* What is expected *
Drop the images; return everything else in the listing below exactly.

* Provided material *
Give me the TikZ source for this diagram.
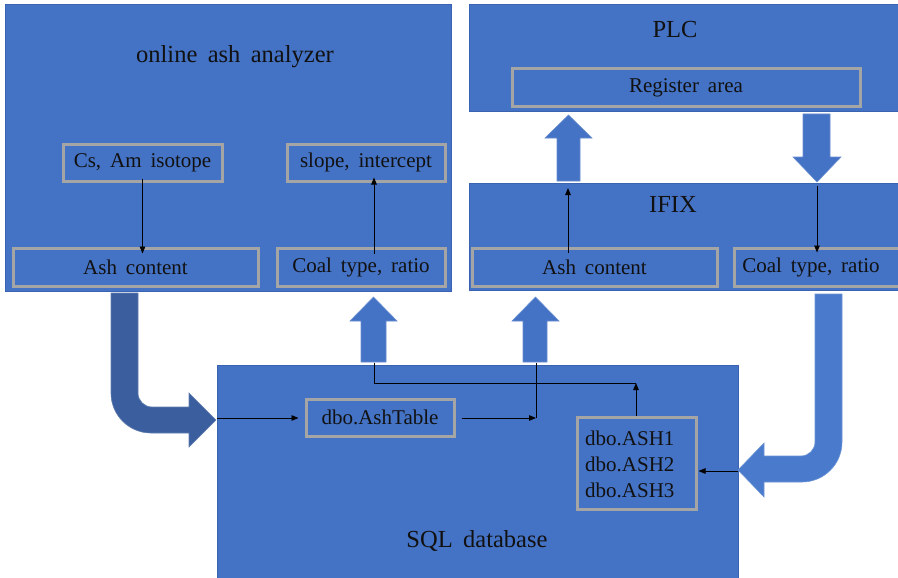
\documentclass[tikz,border=0pt]{standalone}
\usepackage{fontspec}
\setmainfont{Liberation Serif}
\newfontfamily\boxfont[WordSpace=1.7]{Liberation Serif}
\usetikzlibrary{arrows.meta}
\definecolor{fillblue}{HTML}{4472C4}
\definecolor{edgeblue}{HTML}{3A64B0}
\definecolor{boxgray}{HTML}{A5A5A5}
\definecolor{darkarrow}{HTML}{3B5F9E}
\definecolor{lightarrow}{HTML}{4A7ACC}
\definecolor{txt}{HTML}{111111}
\tikzset{
  obox/.style={fill=fillblue, draw=edgeblue, line width=1pt},
  ibox/.style={draw=boxgray, line width=3pt, fill=fillblue, inner sep=0pt, text=txt,
    font=\boxfont\fontsize{21}{24}\selectfont},
  title/.style={text=txt, font=\boxfont\fontsize{24.5}{28}\selectfont, inner sep=0pt},
  lbl/.style={text=txt, font=\boxfont\fontsize{21}{24}\selectfont, inner sep=0pt},
  conn/.style={draw=black, line width=0.9pt, -{Triangle[length=7pt,width=5.5pt]}},
  plain/.style={draw=black, line width=0.9pt},
  blockarrow/.style={fill=fillblue, draw=fillblue!80!white, line width=0.6pt},
}
\begin{document}
\begin{tikzpicture}[x=1pt,y=-1pt]
\useasboundingbox (0,0) rectangle (898,578);
\clip (0,0) rectangle (898,578);
\fill[white] (0,0) rectangle (898,578);

% outer boxes
\path[obox] (5,5) rectangle (451,291);
\path[obox] (469,5) rectangle (902,112);
\path[obox] (469,183) rectangle (902,290);
\path[obox] (217,365) rectangle (738,582);

% titles
\node[title] (tana) at (235,57) {online ash analyzer};
\node[title] (tplc) at (675,30) {PLC};
\node[title] (tifix) at (673,204) {IFIX};
\node[title] (tsql) at (477,541) {SQL database};

% inner boxes of analyzer
\node[ibox, minimum width=159pt, minimum height=37pt] (cs) at (142.5,162.5) {Cs, Am isotope};
\node[ibox, minimum width=158pt, minimum height=37pt] (slope) at (366,162.5) {slope, intercept};
\node[ibox, minimum width=245pt, minimum height=38pt] (ashA) at (135.5,267) {Ash content};
\node[ibox, minimum width=168pt, minimum height=38pt] (coalA) at (361,267) {Coal type, ratio};

% PLC
\node[ibox, minimum width=348pt, minimum height=38pt] (reg) at (686,88) {Register area};

% IFIX
\node[ibox, minimum width=245pt, minimum height=38pt] (ashI) at (594.5,267) {Ash content};
\node[ibox, minimum width=175pt, minimum height=38pt] (coalI) at (821.5,267) {};
\node[lbl] (coalIt) at (811,267) {Coal type, ratio};

% SQL
\node[ibox, minimum width=148pt, minimum height=37pt] (asht) at (380,417.5) {dbo.AshTable};
\node[ibox, minimum width=119pt, minimum height=92pt] (ashs) at (636.5,463) {};
\node[lbl, anchor=west, align=left, font=\boxfont\fontsize{21}{26}\selectfont] (ashst) at (585,464) {dbo.ASH1\\dbo.ASH2\\dbo.ASH3};

% block arrows (straight)
\path[blockarrow] (557,181) -- (557,138) -- (545,138) -- (568.5,115) -- (592,138) -- (580,138) -- (580,181) -- cycle;
\path[blockarrow] (803,114) -- (803,157) -- (793,157) -- (817,182) -- (841,157) -- (830,157) -- (830,114) -- cycle;
\path[blockarrow] (361,362) -- (361,321) -- (350,321) -- (373.5,297) -- (397,321) -- (386,321) -- (386,362) -- cycle;
\path[blockarrow] (523,362) -- (523,321) -- (512,321) -- (535.5,297) -- (559,321) -- (547,321) -- (547,362) -- cycle;

% curved block arrows
\path[fill=darkarrow, draw=darkarrow!80!white, line width=0.6pt]
  (111,293) -- (138,293) -- (138,393) .. controls (138,400.7) and (144.3,407) .. (152,407)
  -- (189,407) -- (189,393) -- (216,420) -- (189,447) -- (189,433) -- (151,433)
  .. controls (128.9,433) and (111,415.1) .. (111,393) -- cycle;
\path[fill=lightarrow, draw=lightarrow!80!white, line width=0.6pt]
  (815,294) -- (842,294) -- (842,442) .. controls (842,464.1) and (824.1,482) .. (802,482)
  -- (764,482) -- (764,497) -- (738,470) -- (764,443) -- (764,456) -- (801,456)
  .. controls (808.7,456) and (815,449.7) .. (815,442) -- cycle;

% thin connectors
\draw[conn] ([yshift=4pt]cs.south) -- ([yshift=-7pt]ashA.north -| cs.south);
\draw[conn] ([yshift=-7pt]coalA.north -| 374,0) -- ([yshift=5pt]slope.south -| 374,0);
\draw[conn] ([yshift=-6pt]ashI.north -| 568,0) -- (568,188);
\draw[conn] (817,186) -- ([yshift=-6pt]coalI.north -| 817,0);
\coordinate (sqlL) at (217,418);
\coordinate (sqlR) at (738,471);
\coordinate (jA) at (536,418);
\coordinate (jB) at (636,383);
\coordinate (arrL) at (374,363);
\coordinate (arrR) at (536,363);
\draw[conn] (sqlL) -- ([xshift=-6pt]asht.west |- sqlL);
\draw[conn] ([xshift=6pt]asht.east |- jA) -- (jA);
\draw[plain] (jA) -- (arrR);
\draw[conn] (ashs.north -| jB) -- (jB);
\draw[plain] (jB) -- (arrL |- jB) -- (arrL);
\draw[conn] (sqlR) -- ([xshift=1pt]ashs.east |- sqlR);
\end{tikzpicture}
\end{document}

* The output *
Give me the TikZ source for this diagram.
\documentclass[tikz,border=0pt]{standalone}
\usepackage{fontspec}
\setmainfont{Liberation Serif}
\newfontfamily\boxfont[WordSpace=1.7]{Liberation Serif}
\usetikzlibrary{arrows.meta}
\definecolor{fillblue}{HTML}{4472C4}
\definecolor{edgeblue}{HTML}{3A64B0}
\definecolor{boxgray}{HTML}{A5A5A5}
\definecolor{darkarrow}{HTML}{3B5F9E}
\definecolor{lightarrow}{HTML}{4A7ACC}
\definecolor{txt}{HTML}{111111}
\tikzset{
  obox/.style={fill=fillblue, draw=edgeblue, line width=1pt},
  ibox/.style={draw=boxgray, line width=3pt, fill=fillblue, inner sep=0pt, text=txt,
    font=\boxfont\fontsize{21}{24}\selectfont},
  title/.style={text=txt, font=\boxfont\fontsize{24.5}{28}\selectfont, inner sep=0pt},
  lbl/.style={text=txt, font=\boxfont\fontsize{21}{24}\selectfont, inner sep=0pt},
  conn/.style={draw=black, line width=0.9pt, -{Triangle[length=7pt,width=5.5pt]}},
  plain/.style={draw=black, line width=0.9pt},
  blockarrow/.style={fill=fillblue, draw=fillblue!80!white, line width=0.6pt},
}
\begin{document}
\begin{tikzpicture}[x=1pt,y=-1pt]
\useasboundingbox (0,0) rectangle (898,578);
\clip (0,0) rectangle (898,578);
\fill[white] (0,0) rectangle (898,578);

% outer boxes
\path[obox] (5,5) rectangle (451,291);
\path[obox] (469,5) rectangle (902,112);
\path[obox] (469,183) rectangle (902,290);
\path[obox] (217,365) rectangle (738,582);

% titles
\node[title] (tana) at (235,57) {online ash analyzer};
\node[title] (tplc) at (675,30) {PLC};
\node[title] (tifix) at (673,204) {IFIX};
\node[title] (tsql) at (477,541) {SQL database};

% inner boxes of analyzer
\node[ibox, minimum width=159pt, minimum height=37pt] (cs) at (142.5,162.5) {Cs, Am isotope};
\node[ibox, minimum width=158pt, minimum height=37pt] (slope) at (366,162.5) {slope, intercept};
\node[ibox, minimum width=245pt, minimum height=38pt] (ashA) at (135.5,267) {Ash content};
\node[ibox, minimum width=168pt, minimum height=38pt] (coalA) at (361,267) {Coal type, ratio};

% PLC
\node[ibox, minimum width=348pt, minimum height=38pt] (reg) at (686,88) {Register area};

% IFIX
\node[ibox, minimum width=245pt, minimum height=38pt] (ashI) at (594.5,267) {Ash content};
\node[ibox, minimum width=175pt, minimum height=38pt] (coalI) at (821.5,267) {};
\node[lbl] (coalIt) at (811,267) {Coal type, ratio};

% SQL
\node[ibox, minimum width=148pt, minimum height=37pt] (asht) at (380,417.5) {dbo.AshTable};
\node[ibox, minimum width=119pt, minimum height=92pt] (ashs) at (636.5,463) {};
\node[lbl, anchor=west, align=left, font=\boxfont\fontsize{21}{26}\selectfont] (ashst) at (585,464) {dbo.ASH1\\dbo.ASH2\\dbo.ASH3};

% block arrows (straight)
\path[blockarrow] (557,181) -- (557,138) -- (545,138) -- (568.5,115) -- (592,138) -- (580,138) -- (580,181) -- cycle;
\path[blockarrow] (803,114) -- (803,157) -- (793,157) -- (817,182) -- (841,157) -- (830,157) -- (830,114) -- cycle;
\path[blockarrow] (361,362) -- (361,321) -- (350,321) -- (373.5,297) -- (397,321) -- (386,321) -- (386,362) -- cycle;
\path[blockarrow] (523,362) -- (523,321) -- (512,321) -- (535.5,297) -- (559,321) -- (547,321) -- (547,362) -- cycle;

% curved block arrows
\path[fill=darkarrow, draw=darkarrow!80!white, line width=0.6pt]
  (111,293) -- (138,293) -- (138,393) .. controls (138,400.7) and (144.3,407) .. (152,407)
  -- (189,407) -- (189,393) -- (216,420) -- (189,447) -- (189,433) -- (151,433)
  .. controls (128.9,433) and (111,415.1) .. (111,393) -- cycle;
\path[fill=lightarrow, draw=lightarrow!80!white, line width=0.6pt]
  (815,294) -- (842,294) -- (842,442) .. controls (842,464.1) and (824.1,482) .. (802,482)
  -- (764,482) -- (764,497) -- (738,470) -- (764,443) -- (764,456) -- (801,456)
  .. controls (808.7,456) and (815,449.7) .. (815,442) -- cycle;

% thin connectors
\draw[conn] ([yshift=4pt]cs.south) -- ([yshift=-7pt]ashA.north -| cs.south);
\draw[conn] ([yshift=-7pt]coalA.north -| 374,0) -- ([yshift=5pt]slope.south -| 374,0);
\draw[conn] ([yshift=-6pt]ashI.north -| 568,0) -- (568,188);
\draw[conn] (817,186) -- ([yshift=-6pt]coalI.north -| 817,0);
\coordinate (sqlL) at (217,418);
\coordinate (sqlR) at (738,471);
\coordinate (jA) at (536,418);
\coordinate (jB) at (636,383);
\coordinate (arrL) at (374,363);
\coordinate (arrR) at (536,363);
\draw[conn] (sqlL) -- ([xshift=-6pt]asht.west |- sqlL);
\draw[conn] ([xshift=6pt]asht.east |- jA) -- (jA);
\draw[plain] (jA) -- (arrR);
\draw[conn] (ashs.north -| jB) -- (jB);
\draw[plain] (jB) -- (arrL |- jB) -- (arrL);
\draw[conn] (sqlR) -- ([xshift=1pt]ashs.east |- sqlR);
\end{tikzpicture}
\end{document}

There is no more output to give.